WHAT NEEDS TO BE DONE
Pictures excluded, return the lines below from the first through the line holding "const blueSeriesName = 'CH5 Vbias=46.0V';".
....
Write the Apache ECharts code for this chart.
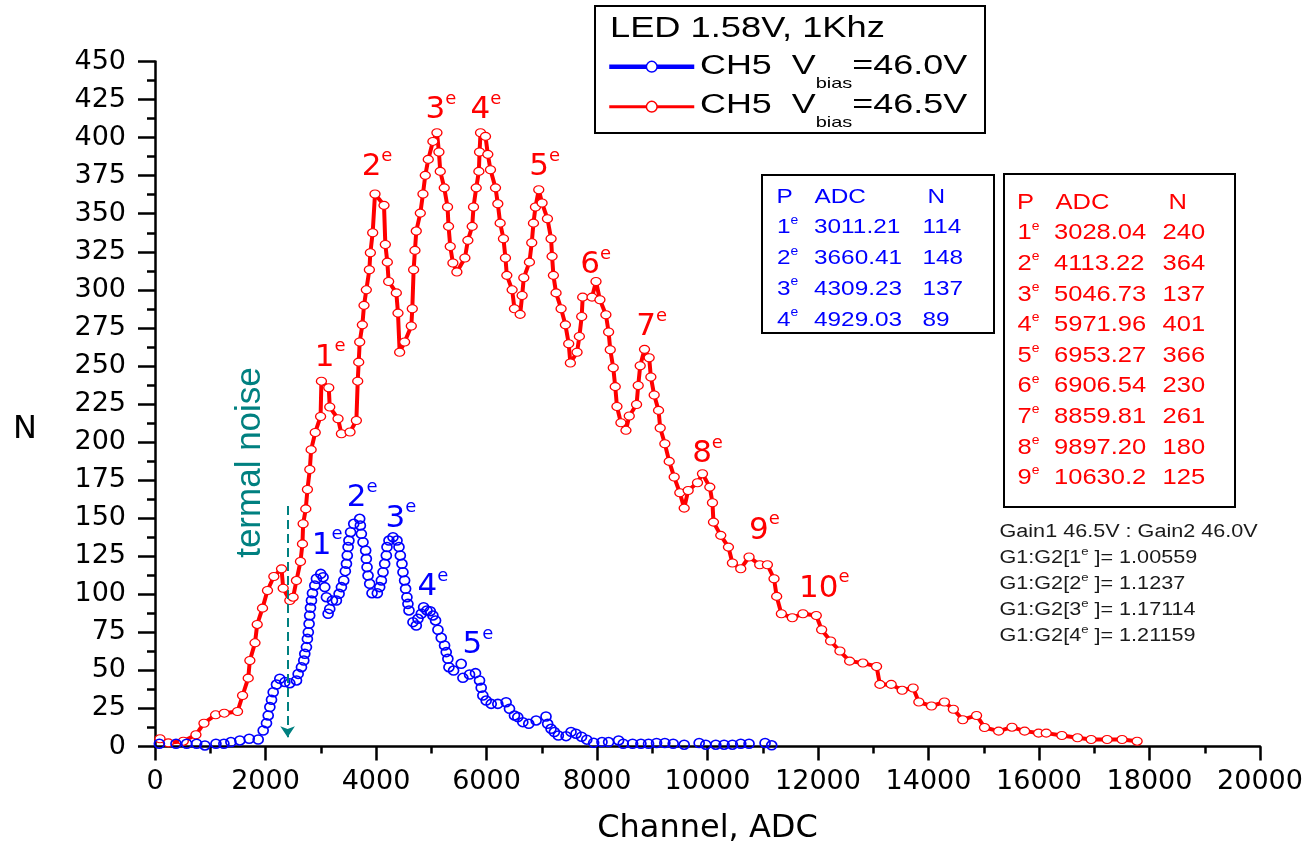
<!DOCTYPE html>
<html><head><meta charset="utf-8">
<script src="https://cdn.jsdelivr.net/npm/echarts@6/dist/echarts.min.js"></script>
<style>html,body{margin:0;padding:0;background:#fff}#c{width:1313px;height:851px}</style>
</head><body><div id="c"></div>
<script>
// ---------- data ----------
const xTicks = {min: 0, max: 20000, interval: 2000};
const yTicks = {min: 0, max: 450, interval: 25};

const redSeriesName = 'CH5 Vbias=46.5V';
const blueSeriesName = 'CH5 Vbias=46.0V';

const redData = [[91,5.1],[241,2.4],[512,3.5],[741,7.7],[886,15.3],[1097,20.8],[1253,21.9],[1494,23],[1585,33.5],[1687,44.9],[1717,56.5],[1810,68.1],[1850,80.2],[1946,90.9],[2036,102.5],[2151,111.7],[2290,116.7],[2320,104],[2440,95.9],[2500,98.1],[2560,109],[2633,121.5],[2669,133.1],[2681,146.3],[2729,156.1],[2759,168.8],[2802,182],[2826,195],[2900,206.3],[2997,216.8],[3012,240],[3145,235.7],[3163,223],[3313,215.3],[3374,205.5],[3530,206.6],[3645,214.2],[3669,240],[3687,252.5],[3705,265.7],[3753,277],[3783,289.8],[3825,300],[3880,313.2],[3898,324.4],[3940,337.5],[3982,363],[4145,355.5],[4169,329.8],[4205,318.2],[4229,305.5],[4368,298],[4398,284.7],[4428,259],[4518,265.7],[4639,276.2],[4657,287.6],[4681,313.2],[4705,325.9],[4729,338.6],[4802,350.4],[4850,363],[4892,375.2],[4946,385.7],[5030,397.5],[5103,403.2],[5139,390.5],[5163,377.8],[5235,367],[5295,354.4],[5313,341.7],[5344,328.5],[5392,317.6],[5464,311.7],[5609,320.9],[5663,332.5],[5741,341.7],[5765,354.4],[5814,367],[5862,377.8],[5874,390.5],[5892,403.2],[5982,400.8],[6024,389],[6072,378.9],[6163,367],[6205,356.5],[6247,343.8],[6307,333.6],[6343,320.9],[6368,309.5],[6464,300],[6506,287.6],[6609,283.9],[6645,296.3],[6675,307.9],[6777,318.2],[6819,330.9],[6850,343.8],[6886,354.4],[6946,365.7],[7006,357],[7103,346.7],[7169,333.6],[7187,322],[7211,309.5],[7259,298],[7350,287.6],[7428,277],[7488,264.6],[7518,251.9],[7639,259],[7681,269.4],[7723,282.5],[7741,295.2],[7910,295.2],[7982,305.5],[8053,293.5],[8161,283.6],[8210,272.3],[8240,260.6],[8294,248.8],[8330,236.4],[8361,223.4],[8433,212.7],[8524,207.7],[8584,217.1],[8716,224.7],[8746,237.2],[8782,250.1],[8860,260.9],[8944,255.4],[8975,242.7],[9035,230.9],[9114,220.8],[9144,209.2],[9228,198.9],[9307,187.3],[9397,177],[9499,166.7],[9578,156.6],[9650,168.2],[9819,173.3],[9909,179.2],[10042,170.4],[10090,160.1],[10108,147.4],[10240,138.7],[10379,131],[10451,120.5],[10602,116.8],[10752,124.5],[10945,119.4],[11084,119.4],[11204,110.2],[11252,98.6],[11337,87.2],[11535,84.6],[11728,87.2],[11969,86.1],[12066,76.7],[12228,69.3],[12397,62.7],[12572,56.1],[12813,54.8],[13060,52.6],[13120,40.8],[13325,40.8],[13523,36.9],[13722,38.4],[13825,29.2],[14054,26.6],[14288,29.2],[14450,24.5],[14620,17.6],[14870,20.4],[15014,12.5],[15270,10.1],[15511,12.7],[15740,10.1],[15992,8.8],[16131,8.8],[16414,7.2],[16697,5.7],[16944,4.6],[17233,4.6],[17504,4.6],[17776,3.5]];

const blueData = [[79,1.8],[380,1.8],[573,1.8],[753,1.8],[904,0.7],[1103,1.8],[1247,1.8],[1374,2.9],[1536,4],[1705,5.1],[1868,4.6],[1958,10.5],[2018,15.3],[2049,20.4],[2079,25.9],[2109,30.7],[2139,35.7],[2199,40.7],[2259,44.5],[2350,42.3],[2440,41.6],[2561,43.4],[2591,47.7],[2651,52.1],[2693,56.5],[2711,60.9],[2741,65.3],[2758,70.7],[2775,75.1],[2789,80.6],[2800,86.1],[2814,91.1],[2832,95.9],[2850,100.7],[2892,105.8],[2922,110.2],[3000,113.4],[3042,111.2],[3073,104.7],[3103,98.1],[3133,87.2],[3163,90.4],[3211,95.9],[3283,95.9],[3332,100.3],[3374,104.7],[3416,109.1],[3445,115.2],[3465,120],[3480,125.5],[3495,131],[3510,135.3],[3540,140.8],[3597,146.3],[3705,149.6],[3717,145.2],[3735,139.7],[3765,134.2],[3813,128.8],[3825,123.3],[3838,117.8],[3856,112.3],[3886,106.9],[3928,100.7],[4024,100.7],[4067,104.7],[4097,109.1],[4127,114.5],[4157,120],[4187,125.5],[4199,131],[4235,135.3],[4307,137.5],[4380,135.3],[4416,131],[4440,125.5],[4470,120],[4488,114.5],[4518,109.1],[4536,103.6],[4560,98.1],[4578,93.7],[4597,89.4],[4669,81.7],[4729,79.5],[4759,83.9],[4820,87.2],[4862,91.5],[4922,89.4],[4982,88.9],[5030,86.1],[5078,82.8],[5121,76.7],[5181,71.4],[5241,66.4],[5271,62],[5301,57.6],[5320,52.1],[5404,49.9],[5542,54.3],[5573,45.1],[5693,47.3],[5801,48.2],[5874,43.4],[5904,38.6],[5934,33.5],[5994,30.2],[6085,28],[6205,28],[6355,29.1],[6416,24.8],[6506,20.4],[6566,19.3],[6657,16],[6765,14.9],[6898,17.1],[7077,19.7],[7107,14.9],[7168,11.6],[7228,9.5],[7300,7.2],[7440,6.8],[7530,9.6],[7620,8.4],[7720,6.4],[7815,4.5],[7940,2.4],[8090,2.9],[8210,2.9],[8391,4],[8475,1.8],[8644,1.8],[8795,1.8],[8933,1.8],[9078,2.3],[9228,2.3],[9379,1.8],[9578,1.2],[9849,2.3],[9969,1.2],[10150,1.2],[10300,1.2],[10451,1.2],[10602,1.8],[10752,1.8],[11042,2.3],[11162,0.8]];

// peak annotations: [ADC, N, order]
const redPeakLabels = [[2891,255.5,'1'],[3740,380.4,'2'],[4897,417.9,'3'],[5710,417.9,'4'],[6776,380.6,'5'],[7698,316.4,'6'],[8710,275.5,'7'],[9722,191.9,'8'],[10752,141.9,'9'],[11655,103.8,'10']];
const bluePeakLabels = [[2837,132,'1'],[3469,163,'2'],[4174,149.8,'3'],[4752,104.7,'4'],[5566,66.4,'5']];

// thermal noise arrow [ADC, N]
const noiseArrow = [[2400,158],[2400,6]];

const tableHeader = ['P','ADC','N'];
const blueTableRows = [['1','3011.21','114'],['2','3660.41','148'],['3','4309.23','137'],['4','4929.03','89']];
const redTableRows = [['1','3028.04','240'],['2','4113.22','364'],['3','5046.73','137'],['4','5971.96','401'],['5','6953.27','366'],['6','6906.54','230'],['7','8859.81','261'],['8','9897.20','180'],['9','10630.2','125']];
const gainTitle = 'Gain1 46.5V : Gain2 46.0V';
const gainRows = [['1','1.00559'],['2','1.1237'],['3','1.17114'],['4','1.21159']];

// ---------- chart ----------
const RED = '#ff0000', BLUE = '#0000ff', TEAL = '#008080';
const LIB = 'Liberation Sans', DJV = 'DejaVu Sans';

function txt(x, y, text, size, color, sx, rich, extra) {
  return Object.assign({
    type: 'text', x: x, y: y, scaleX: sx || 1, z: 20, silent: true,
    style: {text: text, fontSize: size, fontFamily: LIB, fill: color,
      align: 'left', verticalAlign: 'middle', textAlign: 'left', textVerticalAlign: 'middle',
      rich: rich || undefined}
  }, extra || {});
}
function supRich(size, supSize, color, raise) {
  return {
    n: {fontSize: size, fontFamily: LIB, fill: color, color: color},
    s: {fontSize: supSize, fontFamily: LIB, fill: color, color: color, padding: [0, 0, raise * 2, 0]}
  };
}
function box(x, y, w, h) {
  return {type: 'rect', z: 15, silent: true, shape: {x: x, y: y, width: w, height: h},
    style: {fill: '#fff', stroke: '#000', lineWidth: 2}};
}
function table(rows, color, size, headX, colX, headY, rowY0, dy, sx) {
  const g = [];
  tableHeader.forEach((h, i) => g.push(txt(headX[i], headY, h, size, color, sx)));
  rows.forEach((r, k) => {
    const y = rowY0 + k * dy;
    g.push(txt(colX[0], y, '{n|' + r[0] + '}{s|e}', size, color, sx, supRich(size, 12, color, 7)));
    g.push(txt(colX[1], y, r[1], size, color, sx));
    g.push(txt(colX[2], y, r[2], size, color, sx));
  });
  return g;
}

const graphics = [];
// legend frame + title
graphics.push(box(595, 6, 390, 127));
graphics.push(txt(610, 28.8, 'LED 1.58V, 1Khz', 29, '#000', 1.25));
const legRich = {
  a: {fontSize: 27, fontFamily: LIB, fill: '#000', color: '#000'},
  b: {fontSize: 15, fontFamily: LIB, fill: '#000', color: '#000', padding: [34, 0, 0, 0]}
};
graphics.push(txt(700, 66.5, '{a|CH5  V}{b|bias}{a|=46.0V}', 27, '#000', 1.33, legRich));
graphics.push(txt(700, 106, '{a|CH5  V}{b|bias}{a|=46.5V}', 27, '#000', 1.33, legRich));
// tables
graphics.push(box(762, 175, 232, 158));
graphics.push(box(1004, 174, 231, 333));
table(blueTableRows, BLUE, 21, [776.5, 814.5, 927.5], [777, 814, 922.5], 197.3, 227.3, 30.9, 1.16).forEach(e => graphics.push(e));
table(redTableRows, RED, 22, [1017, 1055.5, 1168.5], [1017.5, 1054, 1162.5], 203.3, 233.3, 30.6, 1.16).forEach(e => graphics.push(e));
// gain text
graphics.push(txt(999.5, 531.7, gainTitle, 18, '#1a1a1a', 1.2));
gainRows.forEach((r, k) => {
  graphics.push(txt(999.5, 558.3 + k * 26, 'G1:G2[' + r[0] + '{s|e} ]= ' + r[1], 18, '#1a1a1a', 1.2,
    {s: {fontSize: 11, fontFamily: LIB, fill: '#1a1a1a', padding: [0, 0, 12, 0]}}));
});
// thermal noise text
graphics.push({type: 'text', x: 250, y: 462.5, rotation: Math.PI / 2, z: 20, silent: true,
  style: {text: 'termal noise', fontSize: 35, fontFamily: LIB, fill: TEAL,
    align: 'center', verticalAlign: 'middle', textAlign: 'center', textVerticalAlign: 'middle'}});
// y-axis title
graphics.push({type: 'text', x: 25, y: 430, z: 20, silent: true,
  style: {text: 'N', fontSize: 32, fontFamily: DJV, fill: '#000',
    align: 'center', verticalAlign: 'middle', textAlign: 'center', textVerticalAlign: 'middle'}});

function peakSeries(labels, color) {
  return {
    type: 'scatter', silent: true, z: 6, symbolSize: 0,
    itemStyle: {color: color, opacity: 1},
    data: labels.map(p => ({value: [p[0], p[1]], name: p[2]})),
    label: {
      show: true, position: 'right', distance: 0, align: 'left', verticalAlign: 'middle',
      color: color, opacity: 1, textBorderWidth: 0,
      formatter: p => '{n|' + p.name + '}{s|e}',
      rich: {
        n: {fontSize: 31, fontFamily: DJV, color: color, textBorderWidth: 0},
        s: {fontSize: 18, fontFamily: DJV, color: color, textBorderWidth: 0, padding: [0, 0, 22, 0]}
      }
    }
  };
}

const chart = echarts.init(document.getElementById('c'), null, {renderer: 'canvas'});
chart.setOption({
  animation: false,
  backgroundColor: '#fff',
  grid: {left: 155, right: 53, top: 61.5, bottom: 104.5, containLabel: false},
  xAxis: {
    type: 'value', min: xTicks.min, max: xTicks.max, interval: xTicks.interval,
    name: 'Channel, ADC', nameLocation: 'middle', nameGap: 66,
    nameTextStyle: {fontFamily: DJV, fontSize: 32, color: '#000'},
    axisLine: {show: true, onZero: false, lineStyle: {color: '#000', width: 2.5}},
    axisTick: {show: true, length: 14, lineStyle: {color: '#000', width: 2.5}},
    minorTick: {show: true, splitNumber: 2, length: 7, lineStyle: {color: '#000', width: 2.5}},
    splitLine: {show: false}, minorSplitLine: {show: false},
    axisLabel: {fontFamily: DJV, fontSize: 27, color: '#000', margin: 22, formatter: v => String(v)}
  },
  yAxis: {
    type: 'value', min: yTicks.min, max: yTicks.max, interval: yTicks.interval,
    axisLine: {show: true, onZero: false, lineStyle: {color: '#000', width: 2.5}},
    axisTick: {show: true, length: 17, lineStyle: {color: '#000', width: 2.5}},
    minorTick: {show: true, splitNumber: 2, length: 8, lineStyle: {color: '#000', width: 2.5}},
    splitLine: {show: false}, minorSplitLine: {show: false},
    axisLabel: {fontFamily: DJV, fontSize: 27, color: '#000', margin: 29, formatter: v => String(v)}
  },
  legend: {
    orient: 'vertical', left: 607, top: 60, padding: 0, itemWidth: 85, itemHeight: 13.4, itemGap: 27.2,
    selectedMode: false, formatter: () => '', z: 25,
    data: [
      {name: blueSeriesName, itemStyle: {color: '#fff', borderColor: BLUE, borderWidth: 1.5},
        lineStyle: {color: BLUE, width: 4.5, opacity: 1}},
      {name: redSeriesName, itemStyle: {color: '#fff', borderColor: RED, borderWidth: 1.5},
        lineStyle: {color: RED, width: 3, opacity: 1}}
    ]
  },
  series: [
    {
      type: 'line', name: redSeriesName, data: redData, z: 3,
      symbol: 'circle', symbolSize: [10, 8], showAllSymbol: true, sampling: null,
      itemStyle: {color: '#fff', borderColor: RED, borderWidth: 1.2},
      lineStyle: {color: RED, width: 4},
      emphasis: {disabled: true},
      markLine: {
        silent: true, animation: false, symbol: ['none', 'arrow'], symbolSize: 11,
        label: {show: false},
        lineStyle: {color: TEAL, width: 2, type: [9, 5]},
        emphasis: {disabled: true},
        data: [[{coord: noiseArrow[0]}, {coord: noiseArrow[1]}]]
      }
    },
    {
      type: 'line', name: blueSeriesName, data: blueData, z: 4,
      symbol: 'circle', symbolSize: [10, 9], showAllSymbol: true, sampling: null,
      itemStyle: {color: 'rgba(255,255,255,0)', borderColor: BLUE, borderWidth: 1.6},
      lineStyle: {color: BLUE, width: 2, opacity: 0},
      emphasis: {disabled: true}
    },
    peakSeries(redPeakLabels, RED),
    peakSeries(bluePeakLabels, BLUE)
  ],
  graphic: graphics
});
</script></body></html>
....
FINISHED TASK
Write the Apache ECharts code for this chart.
<!DOCTYPE html>
<html><head><meta charset="utf-8">
<script src="https://cdn.jsdelivr.net/npm/echarts@6/dist/echarts.min.js"></script>
<style>html,body{margin:0;padding:0;background:#fff}#c{width:1313px;height:851px}</style>
</head><body><div id="c"></div>
<script>
// ---------- data ----------
const xTicks = {min: 0, max: 20000, interval: 2000};
const yTicks = {min: 0, max: 450, interval: 25};

const redSeriesName = 'CH5 Vbias=46.5V';
const blueSeriesName = 'CH5 Vbias=46.0V';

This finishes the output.